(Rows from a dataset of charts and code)
· · · · · · ·
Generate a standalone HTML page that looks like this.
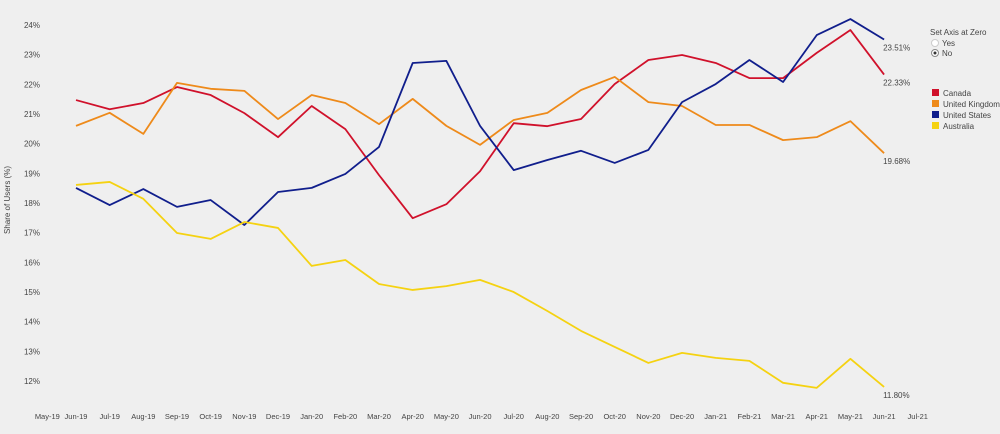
<!DOCTYPE html>
<html><head><meta charset="utf-8"><style>
body{margin:0;background:#efefef;font-family:"Liberation Sans",sans-serif;}
svg text{font-family:"Liberation Sans",sans-serif;fill:#444;}
</style></head><body>
<svg width="1000" height="429" viewBox="0 0 1000 429">
<g id="axes"></g><g id="lines"></g>
<g>
<text x="930" y="35" font-size="8">Set Axis at Zero</text>
<circle cx="935" cy="43" r="3.5" fill="#fff" stroke="#ccc"/>
<text x="942" y="46" font-size="8">Yes</text>
<circle cx="935" cy="53" r="3.5" fill="#fff" stroke="#888"/>
<circle cx="935" cy="53" r="1.5" fill="#333"/>
<text x="942" y="56" font-size="8">No</text>
</g>
<g id="legend"></g>
</svg>
<script>
const months=["Jun-19","Jul-19","Aug-19","Sep-19","Oct-19","Nov-19","Dec-19","Jan-20","Feb-20","Mar-20","Apr-20","May-20","Jun-20","Jul-20","Aug-20","Sep-20","Oct-20","Nov-20","Dec-20","Jan-21","Feb-21","Mar-21","Apr-21","May-21","Jun-21"];
const xLabels=["May-19"].concat(months,["Jul-21"]);
const yTicks=[12,13,14,15,16,17,18,19,20,21,22,23,24];
const canada=[21.47,21.16,21.37,21.91,21.64,21.03,20.22,21.27,20.49,18.94,17.49,17.96,19.07,20.69,20.59,20.83,22.01,22.82,22.99,22.72,22.21,22.21,23.06,23.83,22.33];
const uk=[20.6,21.04,20.33,22.05,21.85,21.78,20.83,21.64,21.37,20.66,21.51,20.6,19.96,20.8,21.04,21.81,22.25,21.4,21.27,20.63,20.63,20.12,20.22,20.76,19.68];
const us=[18.51,17.93,18.47,17.87,18.1,17.26,18.37,18.51,18.98,19.89,22.72,22.79,20.6,19.11,19.45,19.76,19.35,19.79,21.4,22.01,22.82,22.08,23.66,24.2,23.51];
const aus=[18.61,18.71,18.14,16.99,16.79,17.36,17.16,15.88,16.08,15.27,15.07,15.2,15.41,15.0,14.36,13.69,13.15,12.61,12.95,12.78,12.68,11.94,11.77,12.75,11.8];
const seriesNames=["Canada","United Kingdom","United States","Australia"];
const colors=["#d0112b","#ee8a1a","#101e8c","#f5d211"];
const series=[canada,uk,us,aus];
const NS="http://www.w3.org/2000/svg";
const x=i=>76+(i)*33.67; // i index in months; May-19 = -1
const y=v=>25+(24-v)*29.67;
function mk(tag,a,p){const e=document.createElementNS(NS,tag);for(const k in a)e.setAttribute(k,a[k]);p.appendChild(e);return e;}
const ax=document.getElementById('axes');
yTicks.forEach(t=>{const e=mk('text',{x:40,y:y(t)+3,'font-size':8,'text-anchor':'end'},ax);e.textContent=t+'%';

});
xLabels.forEach((l,i)=>{const e=mk('text',{x:x(i-1)+(i==0?5:0),y:419,'font-size':7.5,'text-anchor':'middle'},ax);e.textContent=l;

});
const yt=mk('text',{x:10,y:200,'font-size':8,'text-anchor':'middle',transform:'rotate(-90 10 200)'},ax);yt.textContent='Share of Users (%)';


const lg=document.getElementById('lines');
series.forEach((s,k)=>{
 const p=mk('polyline',{points:s.map((v,i)=>x(i)+','+y(v)).join(' '),fill:'none',stroke:colors[k],'stroke-width':1.8,'stroke-linejoin':'round'},lg);
 
 
 const last=s[s.length-1];
 const t=mk('text',{x:x(s.length-1)-1,y:y(last)+11,'font-size':8},lg);t.textContent=last.toFixed(2)+'%';
 
 
});
const leg=document.getElementById('legend');
seriesNames.forEach((n,k)=>{
 const r=mk('rect',{x:932,y:89+k*11,width:7,height:7,fill:colors[k]},leg);
 
 
 const t=mk('text',{x:943,y:96+k*11,'font-size':8},leg);t.textContent=n;
 
 
});
</script>
</body></html>
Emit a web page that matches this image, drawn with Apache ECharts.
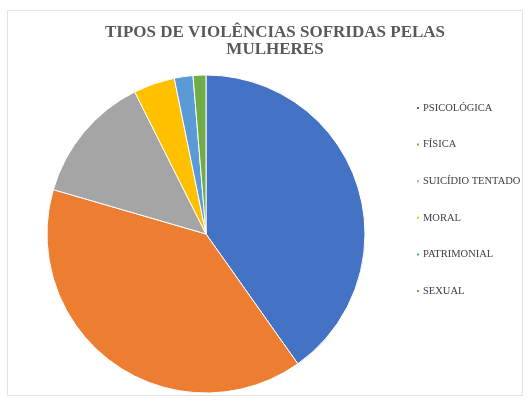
<!DOCTYPE html>
<html>
<head>
<meta charset="utf-8">
<script src="https://cdn.jsdelivr.net/npm/echarts@6/dist/echarts.min.js"></script>
<style>html,body{margin:0;padding:0;background:#fff}#c{width:528px;height:403px}</style>
</head>
<body>
<div id="c"></div>
<script>
var categories = ['PSICOLÓGICA', 'FÍSICA', 'SUICÍDIO TENTADO', 'MORAL', 'PATRIMONIAL', 'SEXUAL'];
var values = [40.2, 39.3, 13.1, 4.2, 1.9, 1.3];
var colors = ['#4472C4', '#ED7D31', '#A5A5A5', '#FFC000', '#5B9BD5', '#70AD47'];

var chart = echarts.init(document.getElementById('c'));
chart.setOption({
  animation: false,
  color: colors,
  graphic: [{
    type: 'rect', shape: {x: 7.5, y: 10.5, width: 515, height: 385},
    style: {fill: 'none', stroke: '#e3e3e3', lineWidth: 1}, silent: true
  }],
  title: {
    text: 'TIPOS DE VIOLÊNCIAS SOFRIDAS PELAS\nMULHERES',
    left: 270, textAlign: 'center', top: 19,
    textStyle: {fontFamily: 'Liberation Serif', fontWeight: 'bold', fontSize: 17, color: '#595959', lineHeight: 17}
  },
  legend: {
    orient: 'vertical', left: 410, top: 97,
    itemWidth: 4, itemHeight: 4, itemGap: 24.6,
    icon: 'rect',
    textStyle: {fontFamily: 'Liberation Serif', fontSize: 10.5, color: '#404040', lineHeight: 12, padding: [0, 0, 0, -2]},
    data: categories
  },
  series: [{
    type: 'pie',
    center: [206, 234], radius: 159,
    startAngle: 90, clockwise: true,
    label: {show: false}, labelLine: {show: false},
    itemStyle: {borderColor: '#fff', borderWidth: 1},
    data: categories.map(function (c, i) { return {name: c, value: values[i]}; })
  }]
});
</script>
</body>
</html>
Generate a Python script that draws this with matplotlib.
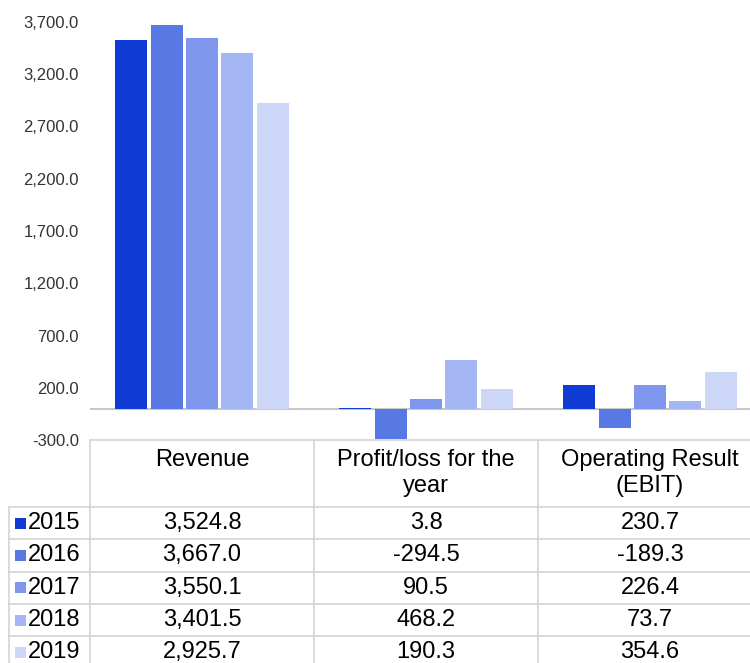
· · · · · · ·
**Requirement:**
Copy the records above exactly, omitting every picture.

**Written answer:**
Generate a standalone HTML page that looks like this.
<!DOCTYPE html>
<html><head><meta charset="utf-8"><style>
body{margin:0;background:#efefef;font-family:"Liberation Sans",sans-serif;}
svg text{font-family:"Liberation Sans",sans-serif;fill:#444;}
</style></head><body>
<svg width="1000" height="429" viewBox="0 0 1000 429">
<g id="axes"></g><g id="lines"></g>
<g>
<text x="930" y="35" font-size="8">Set Axis at Zero</text>
<circle cx="935" cy="43" r="3.5" fill="#fff" stroke="#ccc"/>
<text x="942" y="46" font-size="8">Yes</text>
<circle cx="935" cy="53" r="3.5" fill="#fff" stroke="#888"/>
<circle cx="935" cy="53" r="1.5" fill="#333"/>
<text x="942" y="56" font-size="8">No</text>
</g>
<g id="legend"></g>
</svg>
<script>
const months=["Jun-19","Jul-19","Aug-19","Sep-19","Oct-19","Nov-19","Dec-19","Jan-20","Feb-20","Mar-20","Apr-20","May-20","Jun-20","Jul-20","Aug-20","Sep-20","Oct-20","Nov-20","Dec-20","Jan-21","Feb-21","Mar-21","Apr-21","May-21","Jun-21"];
const xLabels=["May-19"].concat(months,["Jul-21"]);
const yTicks=[12,13,14,15,16,17,18,19,20,21,22,23,24];
const canada=[21.47,21.16,21.37,21.91,21.64,21.03,20.22,21.27,20.49,18.94,17.49,17.96,19.07,20.69,20.59,20.83,22.01,22.82,22.99,22.72,22.21,22.21,23.06,23.83,22.33];
const uk=[20.6,21.04,20.33,22.05,21.85,21.78,20.83,21.64,21.37,20.66,21.51,20.6,19.96,20.8,21.04,21.81,22.25,21.4,21.27,20.63,20.63,20.12,20.22,20.76,19.68];
const us=[18.51,17.93,18.47,17.87,18.1,17.26,18.37,18.51,18.98,19.89,22.72,22.79,20.6,19.11,19.45,19.76,19.35,19.79,21.4,22.01,22.82,22.08,23.66,24.2,23.51];
const aus=[18.61,18.71,18.14,16.99,16.79,17.36,17.16,15.88,16.08,15.27,15.07,15.2,15.41,15.0,14.36,13.69,13.15,12.61,12.95,12.78,12.68,11.94,11.77,12.75,11.8];
const seriesNames=["Canada","United Kingdom","United States","Australia"];
const colors=["#d0112b","#ee8a1a","#101e8c","#f5d211"];
const series=[canada,uk,us,aus];
const NS="http://www.w3.org/2000/svg";
const x=i=>76+(i)*33.67; // i index in months; May-19 = -1
const y=v=>25+(24-v)*29.67;
function mk(tag,a,p){const e=document.createElementNS(NS,tag);for(const k in a)e.setAttribute(k,a[k]);p.appendChild(e);return e;}
const ax=document.getElementById('axes');
yTicks.forEach(t=>{const e=mk('text',{x:40,y:y(t)+3,'font-size':8,'text-anchor':'end'},ax);e.textContent=t+'%';

});
xLabels.forEach((l,i)=>{const e=mk('text',{x:x(i-1)+(i==0?5:0),y:419,'font-size':7.5,'text-anchor':'middle'},ax);e.textContent=l;

});
const yt=mk('text',{x:10,y:200,'font-size':8,'text-anchor':'middle',transform:'rotate(-90 10 200)'},ax);yt.textContent='Share of Users (%)';


const lg=document.getElementById('lines');
series.forEach((s,k)=>{
 const p=mk('polyline',{points:s.map((v,i)=>x(i)+','+y(v)).join(' '),fill:'none',stroke:colors[k],'stroke-width':1.8,'stroke-linejoin':'round'},lg);
 
 
 const last=s[s.length-1];
 const t=mk('text',{x:x(s.length-1)-1,y:y(last)+11,'font-size':8},lg);t.textContent=last.toFixed(2)+'%';
 
 
});
const leg=document.getElementById('legend');
seriesNames.forEach((n,k)=>{
 const r=mk('rect',{x:932,y:89+k*11,width:7,height:7,fill:colors[k]},leg);
 
 
 const t=mk('text',{x:943,y:96+k*11,'font-size':8},leg);t.textContent=n;
 
 
});
</script>
</body></html>
Emit a web page that matches this image, drawn with Apache ECharts.
<!DOCTYPE html>
<html>
<head>
<meta charset="utf-8">
<script src="https://cdn.jsdelivr.net/npm/echarts@6/dist/echarts.min.js"></script>
<style>html,body{margin:0;padding:0;background:#fff}#c{width:528px;height:403px}</style>
</head>
<body>
<div id="c"></div>
<script>
var categories = ['PSICOLÓGICA', 'FÍSICA', 'SUICÍDIO TENTADO', 'MORAL', 'PATRIMONIAL', 'SEXUAL'];
var values = [40.2, 39.3, 13.1, 4.2, 1.9, 1.3];
var colors = ['#4472C4', '#ED7D31', '#A5A5A5', '#FFC000', '#5B9BD5', '#70AD47'];

var chart = echarts.init(document.getElementById('c'));
chart.setOption({
  animation: false,
  color: colors,
  graphic: [{
    type: 'rect', shape: {x: 7.5, y: 10.5, width: 515, height: 385},
    style: {fill: 'none', stroke: '#e3e3e3', lineWidth: 1}, silent: true
  }],
  title: {
    text: 'TIPOS DE VIOLÊNCIAS SOFRIDAS PELAS\nMULHERES',
    left: 270, textAlign: 'center', top: 19,
    textStyle: {fontFamily: 'Liberation Serif', fontWeight: 'bold', fontSize: 17, color: '#595959', lineHeight: 17}
  },
  legend: {
    orient: 'vertical', left: 410, top: 97,
    itemWidth: 4, itemHeight: 4, itemGap: 24.6,
    icon: 'rect',
    textStyle: {fontFamily: 'Liberation Serif', fontSize: 10.5, color: '#404040', lineHeight: 12, padding: [0, 0, 0, -2]},
    data: categories
  },
  series: [{
    type: 'pie',
    center: [206, 234], radius: 159,
    startAngle: 90, clockwise: true,
    label: {show: false}, labelLine: {show: false},
    itemStyle: {borderColor: '#fff', borderWidth: 1},
    data: categories.map(function (c, i) { return {name: c, value: values[i]}; })
  }]
});
</script>
</body>
</html>
Generate a Python script that draws this with matplotlib.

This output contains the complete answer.